Same-sex marriages are not legal in Japan. However, there is a Japanese Buddhist templewhere lesbian, gay, bisexual and transgender people and members of other sexual minority groups can wed: the Shunkoin temple in Hanazono, Kyoto. Same-sex couples from around the world visit the temple.
How did the Shunkoin temple start holding LGBT wedding ceremonies? HuffPost Japan posed the question to the Rev. Taka Zenryu Kawakami, deputy head priest at Shunkoin.
The priest admits he was prejudiced against the LGBT community when he was younger. "I am not gay myself, and there were no LGBT people around me when I was growing up. The old me was prejudiced against sexual minorities," he said.
Kawakami was born into a family that has produced Shunkoin chief priests for generations. After graduating from the Hanazono School (which is affiliated with Rinzai Buddhism's Myoshinji temple), he studied English at Rice University in Texas, and then enrolled at Arizona State University.
"One day I was having tea with a friend, and a person walked past who you could tell at a glance was gay. I made a discriminatory comment. My friend replied, 'I'm gay, too. Is that the way you feel about me, Taka?’” Kawakami recounted.

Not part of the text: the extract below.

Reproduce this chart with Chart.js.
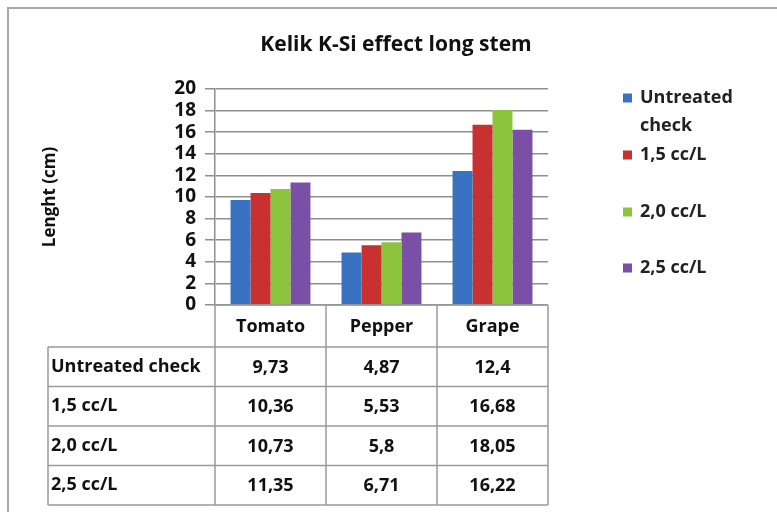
<!DOCTYPE html>
<html>
<head>
<meta charset="utf-8">
<script src="https://cdn.jsdelivr.net/npm/chart.js@4.4.1/dist/chart.umd.min.js"></script>
<style>
  html, body { margin: 0; padding: 0; background: #fff; }
  #wrap { width: 777px; height: 512px; }
</style>
</head>
<body>
<div id="wrap"><canvas id="c" width="777" height="512"></canvas></div>
<script>
// ---- data ----
const categories = ['Tomato', 'Pepper', 'Grape'];
const seriesLabels = ['Untreated check', '1,5 cc/L', '2,0 cc/L', '2,5 cc/L'];
const untreated = [9.73, 4.87, 12.4];
const cc15 = [10.36, 5.53, 16.68];
const cc20 = [10.73, 5.8, 18.05];
const cc25 = [11.35, 6.71, 16.22];
const yTicks = [0, 2, 4, 6, 8, 10, 12, 14, 16, 18, 20];
const titleText = 'Kelik K-Si effect long stem';
const yTitle = 'Lenght (cm)';

const colors = ['#3a72c2', '#c8312f', '#8cc43e', '#7a4fa6'];
const FONT = '"Open Sans", Lato, sans-serif';
const seriesValues = [untreated, cc15, cc20, cc25];

const fmt = v => String(v).replace('.', ',');

const frame = {
  id: 'frame',
  beforeDraw(chart) {
    const ctx = chart.ctx;
    ctx.save();
    ctx.fillStyle = '#fff';
    ctx.fillRect(0, 0, chart.width, chart.height);
    ctx.strokeStyle = '#a8a8a8';
    ctx.lineWidth = 2;
    ctx.strokeRect(8, 8, chart.width + 20, chart.height + 20);
    // title
    ctx.fillStyle = '#111';
    ctx.font = 'bold 21px ' + FONT;
    ctx.textAlign = 'center';
    ctx.textBaseline = 'middle';
    ctx.fillText(titleText, 396, 45);
    ctx.restore();
  }
};

const tableAndLegend = {
  id: 'tableAndLegend',
  afterDraw(chart) {
    const ctx = chart.ctx;
    const xs = chart.scales.x;
    const area = chart.chartArea;
    const catW = (area.right - area.left) / categories.length;
    ctx.save();
    // ---- data table ----
    const top = area.bottom;
    const headerH = 42;
    const rowH = 39.5;
    const labelLeft = 48;
    ctx.strokeStyle = '#9a9a9a';
    ctx.lineWidth = 1.5;
    ctx.beginPath();
    ctx.moveTo(area.left, top);
    ctx.lineTo(area.right, top);
    for (let i = 0; i <= categories.length; i++) {
      const x = area.left + i * catW;
      ctx.moveTo(x, top);
      ctx.lineTo(x, top + headerH + rowH * seriesLabels.length);
    }
    for (let r = 0; r <= seriesLabels.length; r++) {
      const y = top + headerH + r * rowH;
      ctx.moveTo(labelLeft, y);
      ctx.lineTo(area.right, y);
    }
    ctx.moveTo(labelLeft, top + headerH);
    ctx.lineTo(labelLeft, top + headerH + rowH * seriesLabels.length);
    ctx.stroke();

    ctx.fillStyle = '#111';
    ctx.font = 'bold 18px ' + FONT;
    ctx.textBaseline = 'middle';
    ctx.textAlign = 'center';
    categories.forEach((c, i) => {
      ctx.fillText(c, xs.getPixelForValue(i), top + headerH / 2 + 1);
    });
    seriesLabels.forEach((lab, r) => {
      const cy = top + headerH + r * rowH + rowH / 2;
      ctx.textAlign = 'left';
      ctx.fillText(lab, labelLeft + 3, cy);
      ctx.textAlign = 'center';
      seriesValues[r].forEach((v, i) => {
        ctx.fillText(fmt(v), xs.getPixelForValue(i), cy + 1);
      });
    });

    // ---- legend ----
    const legendRows = [[98, 126], [155], [212], [268]];
    const lx = 623;
    ctx.textAlign = 'left';
    ctx.font = 'bold 18px ' + FONT;
    seriesLabels.forEach((lab, k) => {
      const ys = legendRows[k];
      ctx.fillStyle = colors[k];
      ctx.fillRect(lx, ys[0] - 4.5, 9, 9);
      ctx.fillStyle = '#222';
      const words = ys.length > 1 ? lab.split(' ') : [lab];
      words.forEach((w, j) => ctx.fillText(w, lx + 17, ys[j]));
    });
    ctx.restore();
  }
};

new Chart(document.getElementById('c'), {
  type: 'bar',
  data: {
    labels: categories,
    datasets: seriesLabels.map((lab, k) => ({
      label: lab,
      data: seriesValues[k],
      backgroundColor: colors[k],
      borderWidth: 0,
      barPercentage: 1,
      categoryPercentage: 0.72
    }))
  },
  options: {
    responsive: false,
    animation: false,
    layout: { padding: { left: 40, right: 229, top: 89, bottom: 207 } },
    plugins: {
      legend: { display: false },
      tooltip: { enabled: false },
      title: { display: false }
    },
    scales: {
      x: { display: false },
      y: {
        min: 0,
        max: 20,
        afterBuildTicks(scale) { scale.ticks = yTicks.map(v => ({ value: v })); },
        afterFit(scale) { scale.width = 175; },
        ticks: {
          autoSkip: false,
          color: '#111',
          font: { family: FONT, size: 19, weight: 'bold' },
          padding: 9
        },
        grid: {
          color: '#8f8f8f',
          lineWidth: 1.5,
          tickLength: 10,
          drawTicks: true
        },
        border: { display: true, color: '#8f8f8f', width: 1.5 },
        title: {
          display: true,
          text: yTitle,
          color: '#111',
          font: { family: FONT, size: 17, weight: 'bold' },
          padding: 0
        }
      }
    }
  },
  plugins: [frame, tableAndLegend]
});
</script>
</body>
</html>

“When he said that, I remembered being discriminated against as an Asian person when I traveled in the South," he said. "Especially because I had been the victim of prejudice myself, I felt terrible shame, and I completely changed my position. As I changed, my friends began to open up to me about the fact that they were gay or lesbian."
Kawakami majored in religious studies and psychology at Arizona State, and lived in the U.S. for approximately eight years. In 2004, he returned to Japan to start his ascetic training at the Zuiganji temple in Miyagi prefecture, since having experience as a priest would help prepare him for graduate school.

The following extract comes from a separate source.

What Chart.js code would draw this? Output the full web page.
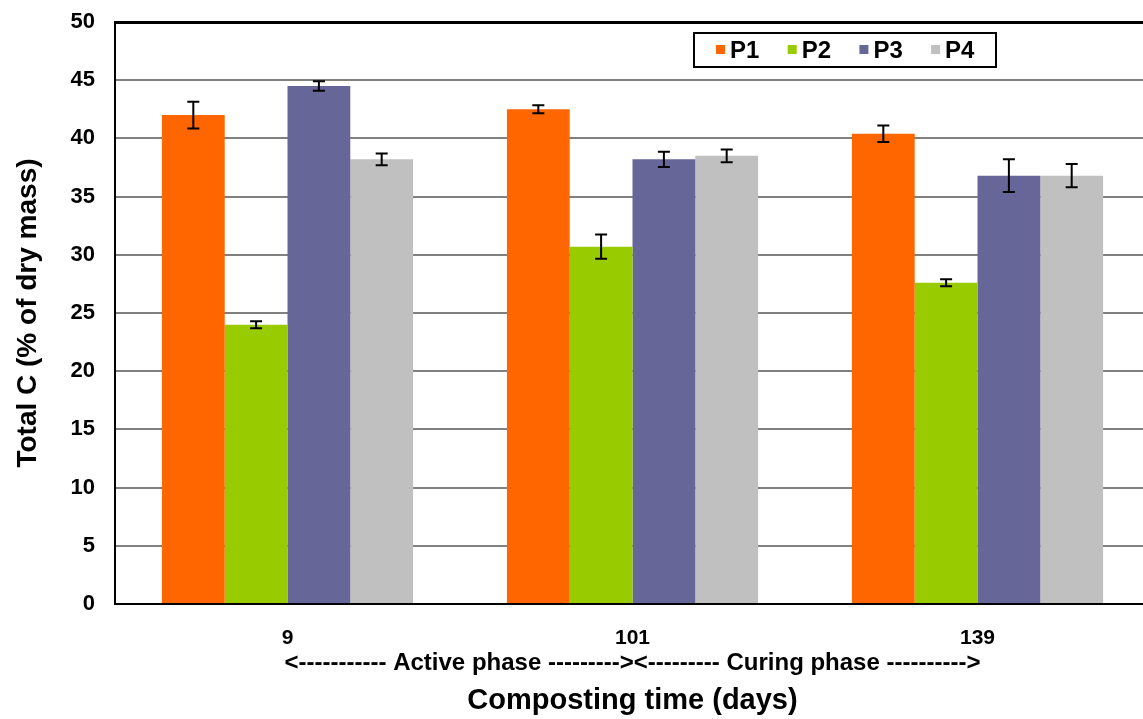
<!DOCTYPE html>
<html>
<head>
<meta charset="utf-8">
<script src="https://cdn.jsdelivr.net/npm/chart.js@4.4.1/dist/chart.umd.min.js"></script>
<style>
    html, body { margin: 0; background: #fff; overflow: hidden; }
    /* plot runs a few px past the right edge, like the original */
    #wrap { width: 1150px; height: 719px; }
</style>
</head>
<body>
<div id="wrap"><canvas id="carbonChart"></canvas></div>
<script>
const days = ["9", "101", "139"]
const phaseLabels = ["", "<----------- Active phase ---------><--------- Curing phase ---------->", ""]

const seriesNames = ["P1", "P2", "P3", "P4"]
const seriesColors = ["#FF6600", "#99CC00", "#666699", "#C0C0C0"]

const p1 = [42.0, 42.5, 40.4]
const p2 = [24.0, 30.7, 27.6]
const p3 = [44.5, 38.2, 36.8]
const p4 = [38.2, 38.5, 36.8]

const p1Err = [1.15, 0.35, 0.7]
const p2Err = [0.3, 1.05, 0.3]
const p3Err = [0.4, 0.65, 1.4]
const p4Err = [0.5, 0.55, 1.0]

const yTicks = [0, 5, 10, 15, 20, 25, 30, 35, 40, 45, 50]

const FONT = "'Liberation Sans', Arial, sans-serif"

// error bars drawn on top of each bar
const errorBars = {
    id: "errorBars",
    afterDatasetsDraw(chart) {
        const ctx = chart.ctx
        const yScale = chart.scales.y
        ctx.save()
        ctx.strokeStyle = "#000"
        ctx.lineWidth = 2
        chart.data.datasets.forEach((ds, i) => {
            const meta = chart.getDatasetMeta(i)
            meta.data.forEach((bar, j) => {
                const v = ds.data[j]
                const e = ds.errors[j]
                const yTop = yScale.getPixelForValue(v + e)
                const yBot = yScale.getPixelForValue(v - e)
                const x = bar.x
                ctx.beginPath()
                ctx.moveTo(x, yTop)
                ctx.lineTo(x, yBot)
                ctx.moveTo(x - 6, yTop)
                ctx.lineTo(x + 6, yTop)
                ctx.moveTo(x - 6, yBot)
                ctx.lineTo(x + 6, yBot)
                ctx.stroke()
            })
        })
        ctx.restore()
    }
}

// boxed legend sitting inside the plot
const boxedLegend = {
    id: "boxedLegend",
    afterDraw(chart) {
        const ctx = chart.ctx
        const left = 694, top = 33, w = 302, h = 34
        ctx.save()
        ctx.fillStyle = "#fff"
        ctx.fillRect(left, top, w, h)
        ctx.strokeStyle = "#000"
        ctx.lineWidth = 2
        ctx.strokeRect(left, top, w, h)
        ctx.font = "bold 24px " + FONT
        ctx.textBaseline = "middle"
        chart.data.datasets.forEach((ds, i) => {
            const x = 716 + i * 71.7
            ctx.fillStyle = ds.backgroundColor
            ctx.fillRect(x, top + 12, 9, 9)
            ctx.fillStyle = "#000"
            ctx.fillText(ds.label, x + 14, top + 18)
        })
        ctx.restore()
    }
}

const datasets = [p1, p2, p3, p4].map((values, i) => ({
    label: seriesNames[i],
    data: values,
    errors: [p1Err, p2Err, p3Err, p4Err][i],
    backgroundColor: seriesColors[i],
    borderWidth: 0,
    categoryPercentage: 0.728,
    barPercentage: 1.0
}))

new Chart(
    document.getElementById("carbonChart"),
    {
        type: "bar",

        data: {
            labels: days,
            datasets
        },

        options: {
            responsive: true,
            maintainAspectRatio: false,
            animation: false,
            layout: {
                padding: { top: 22, right: 0, bottom: 0, left: 0 }
            },

            plugins: {
                legend: { display: false },
                tooltip: { enabled: false }
            },

            scales: {
                x: {
                    type: "category",
                    position: "bottom",
                    weight: 0,
                    afterFit: scale => {
                        scale.height = 44
                    },
                    grid: { display: false, drawTicks: false },
                    border: { display: true, color: "#000", width: 2 },
                    ticks: {
                        color: "#000",
                        padding: 22,
                        font: { family: FONT, size: 21, weight: "bold" }
                    }
                },

                x2: {
                    type: "category",
                    position: "bottom",
                    weight: 1,
                    labels: phaseLabels,
                    offset: true,
                    afterFit: scale => {
                        scale.height = 71
                    },
                    grid: { display: false, drawTicks: false },
                    border: { display: false },
                    ticks: {
                        color: "#000",
                        padding: 1,
                        autoSkip: false,
                        maxRotation: 0,
                        minRotation: 0,
                        font: { family: FONT, size: 24, weight: "bold" }
                    },
                    title: {
                        display: true,
                        text: "Composting time (days)",
                        color: "#000",
                        padding: { top: 6, bottom: 1 },
                        font: { family: FONT, size: 29, weight: "bold" }
                    }
                },

                y: {
                    min: 0,
                    max: 50,
                    afterBuildTicks: scale => {
                        scale.ticks = yTicks.map(v => ({ value: v }))
                    },
                    afterFit: scale => {
                        scale.width = 115
                        scale.paddingTop = 0
                        scale.paddingBottom = 0
                    },
                    grid: {
                        drawTicks: false,
                        color: c => (c.tick && (c.tick.value === 50 || c.tick.value === 0)) ? "#000" : "#808080",
                        lineWidth: c => (c.tick && c.tick.value === 50) ? 3 : 2
                    },
                    border: { display: true, color: "#000", width: 2 },
                    ticks: {
                        color: "#000",
                        padding: 20,
                        font: { family: FONT, size: 22, weight: "bold" }
                    },
                    title: {
                        display: true,
                        text: "Total C (% of dry mass)",
                        color: "#000",
                        padding: { top: 11, bottom: 0 },
                        font: { family: FONT, size: 28, weight: "bold" }
                    }
                }
            }
        },

        plugins: [errorBars, boxedLegend]
    }
)
</script>
</body>
</html>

In 2006, Kawakami finished his training and returned to Shunkoin, where he had the opportunity to give an American acquaintance zazen meditation classes in English. Word got out about the classes, and tourists started calling. In 2007, Kawakami officially became deputy head priest at Shunkoin, and started offering meditation classes to more and more English speakers.
The first person to ask about same-sex wedding ceremonies was a woman from Spain who had visited Shunkoin many times to learn about zazen meditation.

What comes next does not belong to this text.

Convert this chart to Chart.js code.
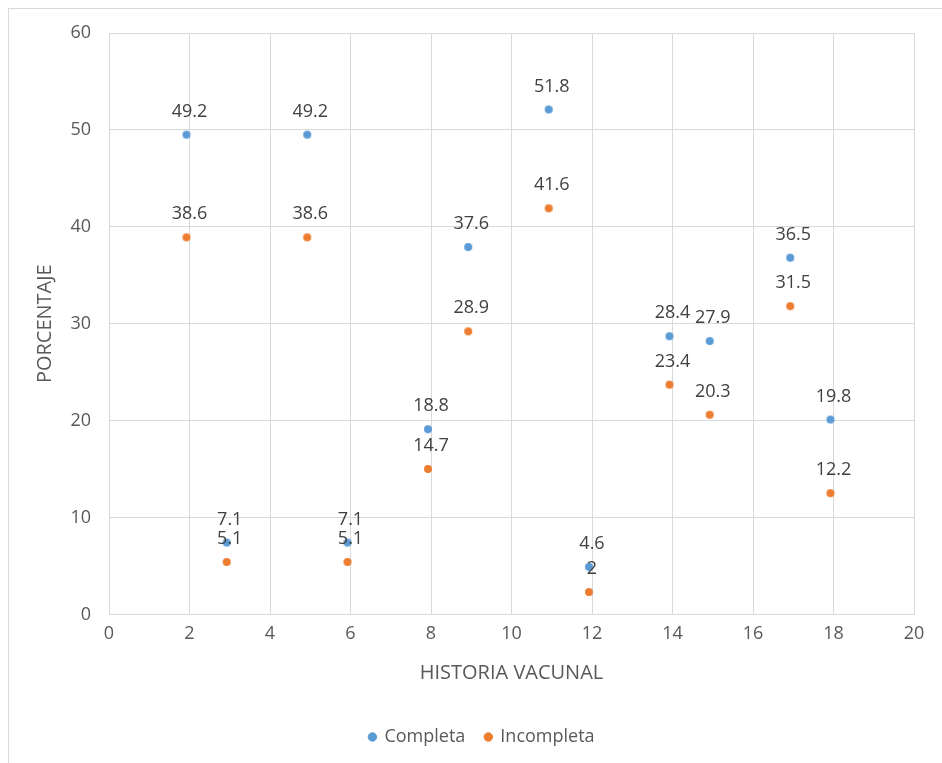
<!DOCTYPE html>
<html>
<head>
<meta charset="utf-8">
<script src="https://cdn.jsdelivr.net/npm/chart.js@4/dist/chart.umd.min.js"></script>
<style>
  html, body { margin: 0; padding: 0; background: #fff; }
  #wrap { position: relative; width: 942px; height: 763px; }
  #frame {
    position: absolute; left: 8px; top: 8px; right: 0; bottom: 0;
    border-top: 1px solid #D9D9D9; border-left: 1px solid #D9D9D9;
    pointer-events: none;
  }
  canvas { position: absolute; left: 0; top: 0; }
</style>
</head>
<body>
<div id="wrap">
  <canvas id="chart" width="942" height="763"></canvas>
  <div id="frame"></div>
</div>
<script>
// -- data ----------------------------------------------------------------

const xValues    = [2, 3, 5, 6, 8, 9, 11, 12, 14, 15, 17, 18];
const completa   = [49.2, 7.1, 49.2, 7.1, 18.8, 37.6, 51.8, 4.6, 28.4, 27.9, 36.5, 19.8];
const incompleta = [38.6, 5.1, 38.6, 5.1, 14.7, 28.9, 41.6, 2, 23.4, 20.3, 31.5, 12.2];
const xTicks     = [0, 2, 4, 6, 8, 10, 12, 14, 16, 18, 20];
const yTicks     = [0, 10, 20, 30, 40, 50, 60];

const C = {
  blue:   '#5B9BD5',
  orange: '#ED7D31',
  grid:   '#D9D9D9',
  tick:   '#595959',
  label:  '#404040',
};

const FONT = "'Open Sans', sans-serif";

// markers in the source sit a few px up/left of their value
function dot(color) {
  const c = document.createElement('canvas');
  c.width = 20; c.height = 20;
  const g = c.getContext('2d');
  g.fillStyle = color;
  g.beginPath();
  g.arc(7, 7, 4, 0, Math.PI * 2);
  g.fill();
  return c;
}

function pts(ys) { return xValues.map((x, i) => ({ x: x, y: ys[i] })); }

// -- value labels above each point ---------------------------------------

const valueLabels = {
  id: 'valueLabels',
  afterDatasetsDraw(chart) {
    const ctx = chart.ctx;
    ctx.save();
    ctx.font = '18px ' + FONT;
    ctx.fillStyle = C.label;
    ctx.textAlign = 'center';
    ctx.textBaseline = 'middle';
    chart.data.datasets.forEach((ds, di) => {
      chart.getDatasetMeta(di).data.forEach((el, i) => {
        ctx.fillText(String(ds.data[i].y), el.x, el.y - 26);
      });
    });
    ctx.restore();
  },
};

new Chart(document.getElementById('chart'), {
  type: 'scatter',
  data: {
    datasets: [
      {
        label: 'Completa',
        data: pts(completa),
        backgroundColor: C.blue,
        borderColor: C.blue,
        pointStyle: dot(C.blue),
        pointRadius: 4,
      },
      {
        label: 'Incompleta',
        data: pts(incompleta),
        backgroundColor: C.orange,
        borderColor: C.orange,
        pointStyle: dot(C.orange),
        pointRadius: 4,
      },
    ],
  },
  options: {
    responsive: false,
    animation: false,
    layout: { padding: { left: 50, right: 28, top: 33, bottom: 7 } },
    plugins: {
      legend: {
        position: 'bottom',
        labels: {
          usePointStyle: true,
          pointStyle: 'circle',
          boxWidth: 6,
          boxHeight: 6,
          padding: 20,
          color: C.tick,
          font: { family: FONT, size: 18 },
        },
      },
      tooltip: { enabled: false },
    },
    scales: {
      x: {
        type: 'linear',
        min: 0,
        max: 20,
        afterBuildTicks(s) { s.ticks = xTicks.map(v => ({ value: v })); },
        grid: { color: C.grid, lineWidth: 1, drawTicks: false },
        border: { color: C.grid },
        ticks: { color: C.tick, padding: 9, maxRotation: 0, font: { family: FONT, size: 18 } },
        title: {
          display: true,
          text: 'HISTORIA VACUNAL',
          color: C.tick,
          font: { family: FONT, size: 20 },
          padding: { top: 7, bottom: 23 },
        },
      },
      y: {
        min: 0,
        max: 60,
        afterBuildTicks(s) { s.ticks = yTicks.map(v => ({ value: v })); },
        afterFit(s) { s.width = 59; },
        grid: { color: C.grid, lineWidth: 1, drawTicks: false },
        border: { color: C.grid },
        ticks: { color: C.tick, padding: 18, font: { family: FONT, size: 18 } },
        title: {
          display: true,
          text: 'PORCENTAJE',
          color: C.tick,
          font: { family: FONT, size: 20 },
          padding: { top: -17, bottom: 0 },
        },
      },
    },
  },
  plugins: [valueLabels],
});
</script>
</body>
</html>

"'Can you hold wedding ceremonies here?' she asked me," Kawakami recalled. "I told her, ‘Yes, we can.' Then she said, 'I have one more question. My partner is a woman.' And I responded, 'That's fine.'"
Kawakami looked over the sacred texts of Mahayana Buddhism, and confirmed that such a wedding would not contradict scripture. He expected to be criticized for holding the ceremony, but was also sure that his willingness to hold same-sex wedding ceremonies at the temple would support the LGBT cause by paving the way for more acceptance in Japanese society.
"The reasons why LGBT people are not accepted are different in the West than in Japan," Kawakami said. "In Japan, there is no religious pressure from groups like Christian conservatives. So you don’t see the same sort of strong opposition as in the West. On the other hand, in Japan, there is an underlying pressure to conform, a sense of ‘We are all the same; we are all heterosexual’ -- and that makes it hard to live as an LGBT person."
"I thought that if places such as my temple could show that we actively accept same-sex marriage, it would draw more attention to the problem," he added.
In 2010, the Spanish couple held a public wedding ceremony.
In the spring of 2014, Shunkoin partnered with Hotel Granvia Kyoto to offer Buddhist wedding package tours for LGBT couples. Five couples signed up that year. So far in 2015, eight couples have come to pledge their love, Kawakami said. Six of the couples were from abroad, and two of the couples were Japanese -- two men, and two women.
"A lot of the couples are women. This was the first year we had a couple where both individuals were Japanese, which made me happy. I hope we get even more couples like them in the future," Kawakami said.